Morality by Numbers
Monday, 19 January 2009
The Israeli daily Ha’aretz has two reporters – Amira Hass and Gideon Levy – who write almost exclusively from the perspective of the Palestinians. Its openness to the other side makes it a world-class quality newspaper. Needless to say, it incurs the wrath of the country’s political right. However, of late some moderate readers have also come to believe that the reporters have gone too far in their unbalanced comments.
One of them is the celebrated Israeli writer A.B. Yehoshua. Last Friday Yehoshua published an open letter to Levy in which he gave vent to his concerns, despite his friendship and admiration. (The full text can be found on www.haaretz.com.) I’d only like to comment on the passage that questions Levy’s condemnation of Israel on the grounds that, in the Gaza war, many more Palestinians have been killed than Israelis:
When you asked how it can be that they killed three of our children and we cause the killing of a hundred and fifty, the inference one can draw is that if they were to kill a hundred of our children (for example, by the Qassam rockets that struck schools and kindergartens in Israel that happened to be empty), we would be justified in also killing a hundred of their children. In other words, it is not the killing itself that troubles you but the number.
The criticism is applicable to Israel’s countless detractors around the world when they accuse it of having responded “disproportionately” to Hamas attacks. Hamas is sort-of justified because it hasn’t been successful in killing civilians on the scale intended (what other purpose could there be in firing rockets into populated areas?) and because Israel’s military casualties have been very much lower. Had more Israelis been killed, it seems that the world would probably not condemn it in the way it’s now doing. If that’s true, then the oft-cited reflection may be justified that, in the eyes of too many, the only good Jew is a dead Jew.
The Israeli public is greatly troubled by the deaths and injuries of Palestinian bystanders. Indeed, a number of their casualties are now being treated in Israeli hospitals. Nobody here needs to be persuaded that the army can make tragic mistakes. After all, even some of the dead and injured Israeli soldiers were hit by “friendly fire.”
But neither does anybody here believe that, for example, Palestinian children are deliberately targeted. Some Israelis perceive such accusations as updated versions of the traditional blood libel about Jews killing Christian children for ritual purposes. We know that in our time Muslims have taken on Christian canards for their own purposes.
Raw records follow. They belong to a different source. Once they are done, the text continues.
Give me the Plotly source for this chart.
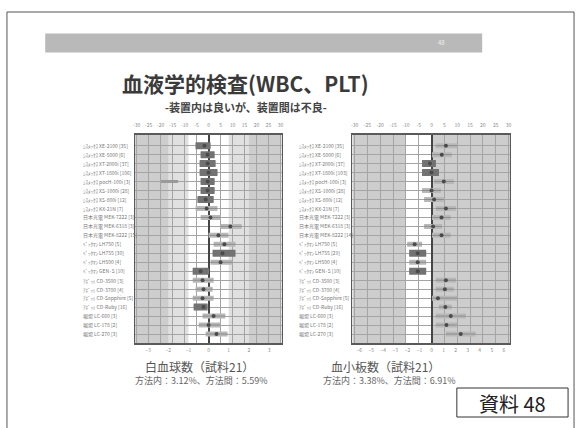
import plotly.graph_objects as go

W, H = 581, 428

# ---------------- data ----------------
row_labels_wbc = [
    "ｼｽﾒｯｸｽ XE-2100 [35]", "ｼｽﾒｯｸｽ XE-5000 [6]", "ｼｽﾒｯｸｽ XT-2000i [37]",
    "ｼｽﾒｯｸｽ XT-1800i [106]", "ｼｽﾒｯｸｽ pocH-100i [3]", "ｼｽﾒｯｸｽ XS-1000i [28]",
    "ｼｽﾒｯｸｽ XS-800i [12]", "ｼｽﾒｯｸｽ KX-21N [7]", "日本光電 MEK-7222 [3]",
    "日本光電 MEK-6318 [3]", "日本光電 MEK-8222 [15]", "ﾍﾞｯｸﾏﾝ LH750 [5]",
    "ﾍﾞｯｸﾏﾝ LH755 [30]", "ﾍﾞｯｸﾏﾝ LH500 [4]", "ﾍﾞｯｸﾏﾝ GEN･S [10]",
    "ｱﾎﾞｯﾄ CD-3500 [3]", "ｱﾎﾞｯﾄ CD-3700 [4]", "ｱﾎﾞｯﾄ CD-Sapphire [5]",
    "ｱﾎﾞｯﾄ CD-Ruby [16]", "堀場 LC-660 [3]", "堀場 LC-178 [2]", "堀場 LC-270 [3]",
]
row_labels_plt = [
    "ｼｽﾒｯｸｽ XE-2100 [35]", "ｼｽﾒｯｸｽ XE-5000 [6]", "ｼｽﾒｯｸｽ XT-2000i [37]",
    "ｼｽﾒｯｸｽ XT-1800i [103]", "ｼｽﾒｯｸｽ pocH-100i [3]", "ｼｽﾒｯｸｽ XS-1000i [28]",
    "ｼｽﾒｯｸｽ XS-800i [12]", "ｼｽﾒｯｸｽ KX-21N [7]", "日本光電 MEK-7222 [3]",
    "日本光電 MEK-6318 [3]", "日本光電 MEK-8222 [14]", "ﾍﾞｯｸﾏﾝ LH750 [5]",
    "ﾍﾞｯｸﾏﾝ LH755 [29]", "ﾍﾞｯｸﾏﾝ LH500 [4]", "ﾍﾞｯｸﾏﾝ GEN･S [10]",
    "ｱﾎﾞｯﾄ CD-3500 [3]", "ｱﾎﾞｯﾄ CD-3700 [4]", "ｱﾎﾞｯﾄ CD-Sapphire [5]",
    "ｱﾎﾞｯﾄ CD-Ruby [16]", "堀場 LC-660 [3]", "堀場 LC-178 [2]", "堀場 LC-270 [3]",
]

top_tick_vals = [-30, -25, -20, -15, -10, -5, 0, 5, 10, 15, 20, 25, 30]
top_tick_text = ["-30", "-25", "-20", "-15", "-10", "-5", "0", "5", "10", "15", "20", "25", "30"]
wbc_bottom_ticks = [-3, -2, -1, 0, 1, 2, 3]
plt_bottom_ticks = [-6, -5, -4, -3, -2, -1, 0, 1, 2, 3, 4, 5, 6]

# WBC (sample 21): % deviation per analyser group
wbc_lo = [-5.4, -3.3, -3.7, -3.7, -3.3, -3.3, -4.6, -5.4, -3.3, 5.0, 0.0, 2.1,
          1.7, 0.8, -6.6, -6.6, -5.4, -6.6, -6.2, -2.5, -4.1, -1.2]
wbc_hi = [0.8, 2.5, 2.9, 3.7, 2.5, 2.5, 2.1, 3.7, 5.0, 13.8, 8.3, 11.2,
          11.2, 9.9, 0.0, 2.1, 1.7, 2.1, -0.4, 7.0, 5.0, 7.9]
wbc_mean = [-1.7, -0.4, -0.4, 0.0, -0.4, -0.4, -1.2, -0.8, 0.8, 9.1, 4.1, 6.6,
            5.8, 5.0, -3.3, -2.5, -2.1, -2.5, -2.1, 2.1, 0.0, 3.3]
wbc_dense = [1, 1, 1, 1, 1, 1, 1, 0, 0, 0, 0, 0, 1, 0, 1, 0, 0, 0, 1, 0, 0, 0]
wbc_out_row = [4]
wbc_out_lo = [-19.8]
wbc_out_hi = [-12.7]

# PLT (sample 21)
plt_lo = [1.6, 0.2, -3.7, -3.7, 1.0, -3.7, -2.9, 1.7, 0.2, -2.9, 0.2, -9.5,
          -8.7, -8.7, -8.7, 1.7, 1.7, 0.2, 2.9, 1.7, 1.7, 5.6]
plt_hi = [10.0, 7.9, 1.7, 2.9, 8.7, 3.7, 4.8, 9.5, 7.5, 4.1, 7.5, -3.7,
          -2.1, -2.1, -2.1, 9.5, 8.7, 9.9, 7.9, 13.4, 9.9, 17.2]
plt_mean = [5.6, 4.0, -0.6, 0.0, 4.8, 0.0, 1.0, 5.6, 3.9, 0.6, 3.9, -6.6,
            -5.4, -5.4, -5.4, 5.6, 5.2, 2.5, 5.4, 7.5, 5.8, 11.4]
plt_dense = [0, 0, 1, 1, 0, 0, 0, 0, 0, 0, 0, 0, 1, 0, 1, 0, 0, 0, 0, 0, 0, 0]

JP = "Noto Sans CJK JP"


def px(x):
    return x / W


def py(y):
    return 1 - y / H


fig = go.Figure()


def add_rows(xa, ya, lo, hi, mean, dense):
    xs, ys, xd, yd = [], [], [], []
    for i in range(len(lo)):
        xs += [lo[i], hi[i], None]
        ys += [i, i, None]
        if dense[i]:
            xd += [lo[i], hi[i], None]
            yd += [i, i, None]
    fig.add_trace(go.Scatter(x=xs, y=ys, mode="lines", xaxis=xa, yaxis=ya,
                             line=dict(color="#b8b8b8", width=5),
                             hoverinfo="skip", showlegend=False))
    fig.add_trace(go.Scatter(x=xs, y=ys, mode="lines", xaxis=xa, yaxis=ya,
                             line=dict(color="#8c8c8c", width=1),
                             hoverinfo="skip", showlegend=False))
    fig.add_trace(go.Scatter(x=xd, y=yd, mode="lines", xaxis=xa, yaxis=ya,
                             line=dict(color="#727272", width=7),
                             hoverinfo="skip", showlegend=False))
    fig.add_trace(go.Scatter(x=mean, y=list(range(len(mean))), mode="markers",
                             xaxis=xa, yaxis=ya,
                             marker=dict(color="#4a4a4a", size=4),
                             hoverinfo="skip", showlegend=False))


add_rows("x", "y", wbc_lo, wbc_hi, wbc_mean, wbc_dense)
xo, yo = [], []
for r, a, b in zip(wbc_out_row, wbc_out_lo, wbc_out_hi):
    xo += [a, b, None]
    yo += [r, r, None]
fig.add_trace(go.Scatter(x=xo, y=yo, mode="lines", xaxis="x", yaxis="y",
                         line=dict(color="#9a9a9a", width=3),
                         hoverinfo="skip", showlegend=False))
add_rows("x2", "y2", plt_lo, plt_hi, plt_mean, plt_dense)

# geometry of plot areas (pixels)
L1, R1 = 134, 281.7
L2, R2 = 352.7, 511.7
TOP, BOT = 135, 343
n = len(wbc_lo)
yr = [n - 1 + 1.0, -1.19]
xr1 = [-30.62, 30.5]
xr2 = [-30.9, 30.66]
sd1, sd2 = 8.4, 4.70

tickfont = dict(family=JP, size=5, color="#8a8a8a")
grid = "#a4a4a4"

common_x = dict(showgrid=True, gridcolor=grid, gridwidth=1, zeroline=True,
                zerolinecolor="#454545", zerolinewidth=2, showline=True,
                linecolor="#5a5a5a", linewidth=1.5, mirror=True, ticks="",
                tickfont=tickfont, side="top", tickvals=top_tick_vals,
                ticktext=top_tick_text, ticklabelstandoff=4, fixedrange=True)
common_y = dict(showgrid=True, gridcolor=grid, gridwidth=1, zeroline=False,
                showline=True, linecolor="#5a5a5a", linewidth=1, mirror=True,
                showticklabels=False, ticks="", tickvals=list(range(n)),
                range=yr, domain=[py(BOT), py(TOP)], fixedrange=True)

fig.update_layout(
    width=W, height=H, margin=dict(l=0, r=0, t=0, b=0),
    paper_bgcolor="white", plot_bgcolor="white",
    xaxis=dict(domain=[px(L1), px(R1)], anchor="y", range=xr1, **common_x),
    xaxis2=dict(domain=[px(L2), px(R2)], anchor="y2", range=xr2, **common_x),
    xaxis3=dict(overlaying="x", anchor="y", side="bottom",
                range=[xr1[0] / sd1, xr1[1] / sd1], tickvals=wbc_bottom_ticks,
                showgrid=False, zeroline=False, showline=False, ticks="",
                tickfont=tickfont, ticklabelstandoff=3),
    xaxis4=dict(overlaying="x2", anchor="y2", side="bottom",
                range=[xr2[0] / sd2, xr2[1] / sd2], tickvals=plt_bottom_ticks,
                showgrid=False, zeroline=False, showline=False, ticks="",
                tickfont=tickfont, ticklabelstandoff=3),
    yaxis=dict(anchor="x", **common_y),
    yaxis2=dict(anchor="x2", **common_y),
)
# invisible traces to activate the bottom axes
fig.add_trace(go.Scatter(x=[0], y=[0], xaxis="x3", yaxis="y", mode="markers",
                         marker=dict(opacity=0), hoverinfo="skip", showlegend=False))
fig.add_trace(go.Scatter(x=[0], y=[0], xaxis="x4", yaxis="y2", mode="markers",
                         marker=dict(opacity=0), hoverinfo="skip", showlegend=False))

shapes = []
# background shading of plot areas
for (a, b, c) in [(xr1[0], xr1[1], "#cdcdcd"), (-2 * sd1, 2 * sd1, "#e0e0e0"),
                  (-sd1, sd1, "#ffffff")]:
    shapes.append(dict(type="rect", xref="x", yref="y domain", x0=a, x1=b, y0=0, y1=1,
                       fillcolor=c, line=dict(width=0), layer="below"))
for (a, b, c) in [(xr2[0], xr2[1], "#cdcdcd"), (-10.3, 0, "#ffffff")]:
    shapes.append(dict(type="rect", xref="x2", yref="y2 domain", x0=a, x1=b, y0=0, y1=1,
                       fillcolor=c, line=dict(width=0), layer="below"))
# slide frame
shapes.append(dict(type="rect", xref="paper", yref="paper", x0=px(5), x1=px(576),
                   y0=py(440), y1=py(12), line=dict(color="#555", width=1),
                   fillcolor="rgba(0,0,0,0)", layer="below"))
# banner
shapes.append(dict(type="rect", xref="paper", yref="paper", x0=px(43.5), x1=px(483.5),
                   y0=py(52.5), y1=py(33.5), line=dict(width=0),
                   fillcolor="#b9b9b9", layer="below"))
# 資料 box
shapes.append(dict(type="rect", xref="paper", yref="paper", x0=px(458), x1=px(570),
                   y0=py(417), y1=py(388), line=dict(color="#333", width=1),
                   fillcolor="white"))
fig.update_layout(shapes=shapes)

ann = []


def text(x, y, s, size, color="#333", anchor="center", bold=False):
    ann.append(dict(x=px(x), y=py(y), xref="paper", yref="paper", text=(f"<b>{s}</b>" if bold else s),
                    showarrow=False, xanchor=anchor, yanchor="middle",
                    font=dict(family=JP, size=size, color=color)))


text(443, 43, "48", 6, "#eeeeee")
text(245, 83, "血液学的検査(WBC、PLT)", 21, "#3a3a3a", bold=True)
text(246, 106.5, "-装置内は良いが、装置間は不良-", 11, "#444", bold=True)
text(199, 366, "白血球数（試料21）", 12, "#555")
text(201, 380, "方法内：3.12%、方法間：5.59%", 9, "#666")
text(386, 366, "血小板数（試料21）", 12, "#555")
text(390, 380, "方法内：3.38%、方法間：6.91%", 9, "#666")
text(514, 403, "資料 48", 20, "#222")

for i, s in enumerate(row_labels_wbc):
    ann.append(dict(x=px(80), y=i, xref="paper", yref="y", text=s, showarrow=False,
                    xanchor="left", yanchor="middle",
                    font=dict(family=JP, size=5, color="#777")))
for i, s in enumerate(row_labels_plt):
    ann.append(dict(x=px(297), y=i, xref="paper", yref="y2", text=s, showarrow=False,
                    xanchor="left", yanchor="middle",
                    font=dict(family=JP, size=5, color="#777")))
fig.update_layout(annotations=ann)

fig.write_html("out.html")
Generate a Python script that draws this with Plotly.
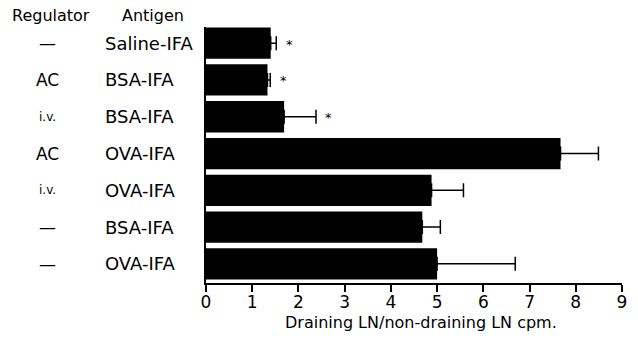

It seems that much of the world, whether or not still Christian, nods in agreement.
Therefore, instead of “morality by numbers” by which Israel is often being judged at present, Yehoshua recommends this formula: “It would be best for us all – we and the Palestinians and the rest of the world – to follow the simple moral imperative of Kantian philosophy: ‘Act only according to that maxim by which you can at the same time will [want] that it should be a universal law.’” In other words, women and men with integrity should only condemn Israel for actions they wouldn’t perform themselves under similar circumstances.